Provided data:
━━━━

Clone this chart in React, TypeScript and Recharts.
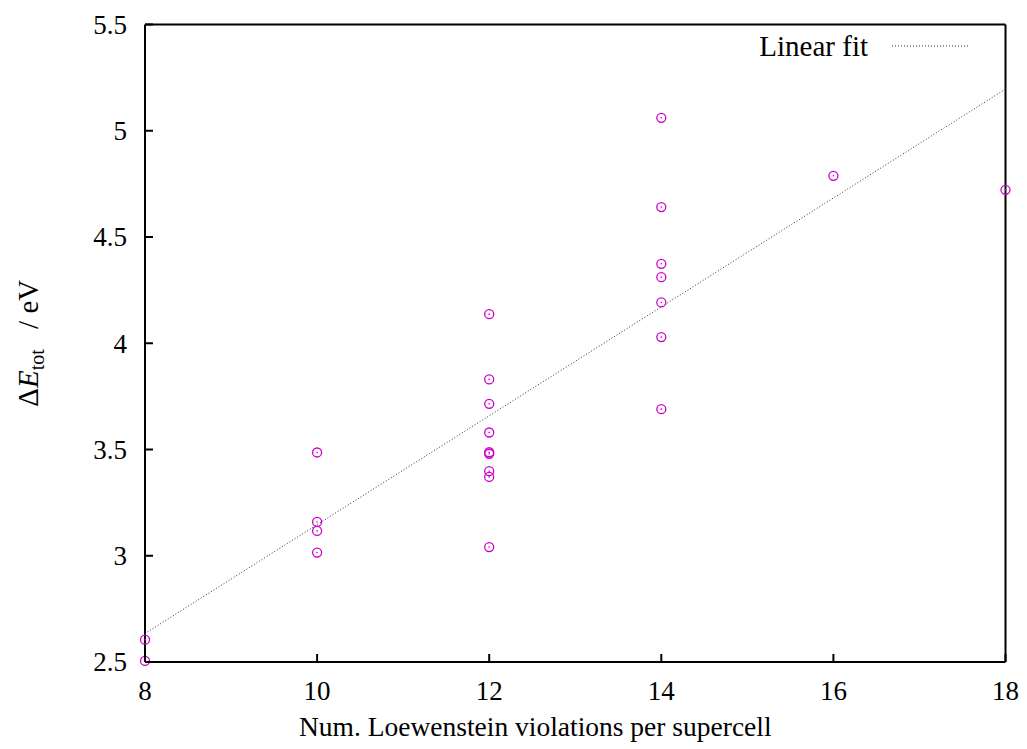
import React from 'react';
import { ScatterChart, Scatter, XAxis, YAxis, Legend, Label } from 'recharts';

const violations = [8, 8, 10, 10, 10, 10, 12, 12, 12, 12, 12, 12, 12, 12, 12, 14, 14, 14, 14, 14, 14, 14, 16, 18];
const energies = [2.605, 2.505, 3.486, 3.159, 3.117, 3.015, 4.137, 3.830, 3.715, 3.580, 3.487, 3.480, 3.398, 3.371, 3.041, 5.061, 4.641, 4.374, 4.311, 4.192, 4.029, 3.690, 4.788, 4.722];
const fitX = [8, 18];
const fitY = [2.634, 5.196];
const xTicks = [8, 10, 12, 14, 16, 18];
const yTicks = [2.5, 3, 3.5, 4, 4.5, 5, 5.5];

const points = violations.map((x, i) => ({ x, y: energies[i] }));
const fitLine = fitX.map((x, i) => ({ x, y: fitY[i] }));

const FONT = "'Liberation Serif', 'DejaVu Serif', serif";
const MAGENTA = '#cc00cc';
const TICK_LEN = 8;
const LABEL_GAP = 18;
const FS = 27;

const CircleDot = (props: any) => {
  const { cx, cy } = props;
  if (cx == null || cy == null) return <g />;
  return (
    <g>
      <circle cx={cx} cy={cy} r={4.5} fill="none" stroke={MAGENTA} strokeWidth={1.3} />
      <circle cx={cx} cy={cy} r={0.8} fill={MAGENTA} />
    </g>
  );
};

const Empty = () => <g />;

const LeftTick = (props: any) => {
  const { x, y, payload } = props;
  const ax = x + LABEL_GAP;
  return (
    <g>
      <line x1={ax} y1={y} x2={ax + TICK_LEN} y2={y} stroke="#000" strokeWidth={2} />
      <text x={x} y={y} dy="0.35em" textAnchor="end" fontFamily={FONT} fontSize={FS} fill="#000">
        {String(payload.value)}
      </text>
    </g>
  );
};

const RightTick = (props: any) => {
  const { x, y } = props;
  return <line x1={x} y1={y} x2={x - TICK_LEN} y2={y} stroke="#000" strokeWidth={2} />;
};

const BottomTick = (props: any) => {
  const { x, y, payload } = props;
  const ay = y - LABEL_GAP;
  return (
    <g>
      <line x1={x} y1={ay} x2={x} y2={ay - TICK_LEN} stroke="#000" strokeWidth={2} />
      <text x={x} y={y} dy="0.75em" textAnchor="middle" fontFamily={FONT} fontSize={FS} fill="#000">
        {String(payload.value)}
      </text>
    </g>
  );
};

const TopTick = (props: any) => {
  const { x, y } = props;
  return <line x1={x} y1={y} x2={x} y2={y + TICK_LEN} stroke="#000" strokeWidth={2} />;
};

const YLabel = (props: any) => {
  const vb = props.viewBox || { x: 0, y: 0, width: 145, height: 637 };
  const x = vb.x + 38;
  const y = vb.y + vb.height / 2;
  return (
    <text
      x={x}
      y={y}
      transform={`rotate(-90, ${x}, ${y})`}
      textAnchor="middle"
      fontFamily={FONT}
      fontSize={29}
      fill="#000"
    >
      <tspan>Δ</tspan>
      <tspan fontStyle="italic">E</tspan>
      <tspan fontSize={20} dy={6}>tot</tspan>
      <tspan dy={-6}>{'\u2002\u2009/ eV'}</tspan>
    </text>
  );
};

const XLabel = (props: any) => {
  const vb = props.viewBox || { x: 145, y: 662, width: 860, height: 87 };
  const x = vb.x + vb.width / 2 - 40;
  const y = vb.y + 74;
  return (
    <text x={x} y={y} textAnchor="middle" fontFamily={FONT} fontSize={27.5} fill="#000">
      Num. Loewenstein violations per supercell
    </text>
  );
};

const LegendContent = () => (
  <div
    style={{
      display: 'flex',
      justifyContent: 'flex-end',
      alignItems: 'center',
      fontFamily: FONT,
      fontSize: 29,
      color: '#000',
      lineHeight: '32px',
      width: '100%',
    }}
  >
    <span>Linear fit</span>
    <svg width={78} height={6} style={{ marginLeft: 24 }}>
      <line x1={0} y1={3} x2={78} y2={3} stroke="#333" strokeWidth={1} strokeDasharray="1 2" />
    </svg>
  </div>
);

const axisLineStyle = { stroke: '#000', strokeWidth: 2 };

export default function App() {
  return (
    <div style={{ position: 'absolute', left: 0, top: 0, width: 1027, height: 749, background: '#fff' }}>
      <ScatterChart width={1027} height={749} margin={{ top: 23.5, right: 20.5, bottom: 0, left: 0 }}>
        <XAxis
          xAxisId="b"
          dataKey="x"
          type="number"
          domain={[8, 18]}
          ticks={xTicks}
          orientation="bottom"
          height={87}
          tickSize={0}
          tickMargin={LABEL_GAP}
          tick={<BottomTick />}
          tickLine={false}
          axisLine={axisLineStyle}
        >
          <Label content={<XLabel />} />
        </XAxis>
        <XAxis
          xAxisId="t"
          dataKey="x"
          type="number"
          domain={[8, 18]}
          ticks={xTicks}
          orientation="top"
          height={1}
          tickSize={0}
          tickMargin={0}
          tick={<TopTick />}
          tickLine={false}
          axisLine={axisLineStyle}
        />
        <YAxis
          yAxisId="l"
          dataKey="y"
          type="number"
          domain={[2.5, 5.5]}
          ticks={yTicks}
          orientation="left"
          width={145}
          tickSize={0}
          tickMargin={LABEL_GAP}
          tick={<LeftTick />}
          tickLine={false}
          axisLine={axisLineStyle}
        >
          <Label content={<YLabel />} />
        </YAxis>
        <YAxis
          yAxisId="r"
          dataKey="y"
          type="number"
          domain={[2.5, 5.5]}
          ticks={yTicks}
          orientation="right"
          width={1}
          tickSize={0}
          tickMargin={0}
          tick={<RightTick />}
          tickLine={false}
          axisLine={axisLineStyle}
        />
        <Legend
          layout="horizontal"
          verticalAlign="middle"
          align="center"
          wrapperStyle={{ top: 30, left: 640, width: 330, height: 32 }}
          content={<LegendContent />}
        />
        <Scatter
          xAxisId="b"
          yAxisId="l"
          data={fitLine}
          line={{ stroke: '#333', strokeWidth: 1, strokeDasharray: '1 2' }}
          shape={<Empty />}
          isAnimationActive={false}
          legendType="none"
        />
        <Scatter
          xAxisId="b"
          yAxisId="l"
          data={points}
          shape={<CircleDot />}
          isAnimationActive={false}
          legendType="none"
        />
      </ScatterChart>
    </div>
  );
}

━━━━

Job:
Starting at the top of the listing above, reproduce each line up to and including the one with "const FS = 27;"; omit the pictures.

Task result:
Clone this chart in React, TypeScript and Recharts.
import React from 'react';
import { ScatterChart, Scatter, XAxis, YAxis, Legend, Label } from 'recharts';

const violations = [8, 8, 10, 10, 10, 10, 12, 12, 12, 12, 12, 12, 12, 12, 12, 14, 14, 14, 14, 14, 14, 14, 16, 18];
const energies = [2.605, 2.505, 3.486, 3.159, 3.117, 3.015, 4.137, 3.830, 3.715, 3.580, 3.487, 3.480, 3.398, 3.371, 3.041, 5.061, 4.641, 4.374, 4.311, 4.192, 4.029, 3.690, 4.788, 4.722];
const fitX = [8, 18];
const fitY = [2.634, 5.196];
const xTicks = [8, 10, 12, 14, 16, 18];
const yTicks = [2.5, 3, 3.5, 4, 4.5, 5, 5.5];

const points = violations.map((x, i) => ({ x, y: energies[i] }));
const fitLine = fitX.map((x, i) => ({ x, y: fitY[i] }));

const FONT = "'Liberation Serif', 'DejaVu Serif', serif";
const MAGENTA = '#cc00cc';
const TICK_LEN = 8;
const LABEL_GAP = 18;
const FS = 27;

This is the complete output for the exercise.